Friday, August 28, 2009

Healthcare and the Common Good

Are you among the exceedingly wealthy in this country?  Can you manage never to get sick or have an accident?  When your time comes, can you guarantee you'll slip peacefully into that good night with no need for costly drugs, surgery, and machines?  If the answer to these questions is no, you can’t afford life-long health care on your own.

Like it or not, health care is a group project.  That, of course, is what insurance is all about.  Costs of care are spread around to both the temporarily healthy and the ill.  In order to fund care for the ill, temporarily healthy people have to chip in so that when their own small or large disaster strikes, there will be enough there to cover that, too.  Take away the healthy people, and the whole enterprise falls apart.  We are all in this together—or we should be.

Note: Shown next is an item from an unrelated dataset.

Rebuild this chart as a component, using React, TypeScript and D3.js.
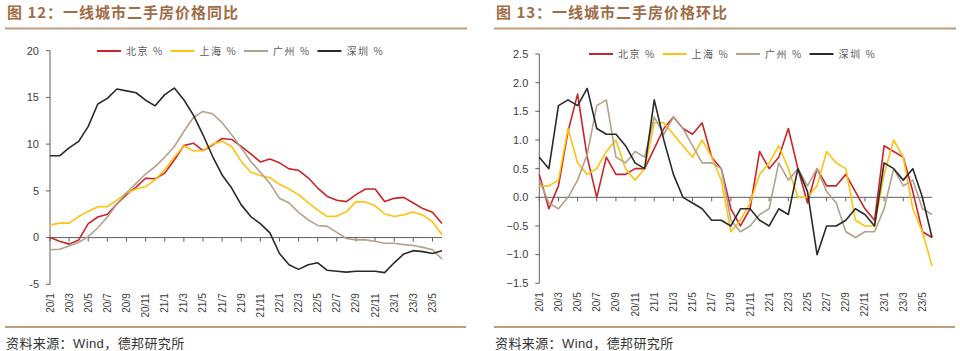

Truly, health care is a matter of the common good, like public schools, roads, bridges, and public transportation.  I surely can’t afford to build roads, but I use them, I’m glad they’re there (most of the time), and I’m happy to contribute to their maintenance.  We need everyone to be part of the pool for spreading the costs around.

That’s one good reason for putting everyone in the health care pool.  It’s just practical.  What happens to the uninsured now?  Certainly, many uninsured are temporarily healthy.  Whether they could pay for health insurance or not, they are hoping they will never get sick.  When they do get sick and have to be treated in an emergency room, the costs are spread to the rest of us via higher insurance costs, but now those costs are much more expensive.  And there are those who put off medical care long enough that what could have been treated easily now is more complicated, dangerous, and costly.

Practicality isn’t the only reason, or even the most compelling reason, to get everyone into the pool—but it’s an awfully fine reason.  And yes, that would be universal health care.


Coming up sometime soon: another reason for universal health care.

1 comment:

  1. Such turmoil around this issue. I appreciate your research. We need to do something about all this.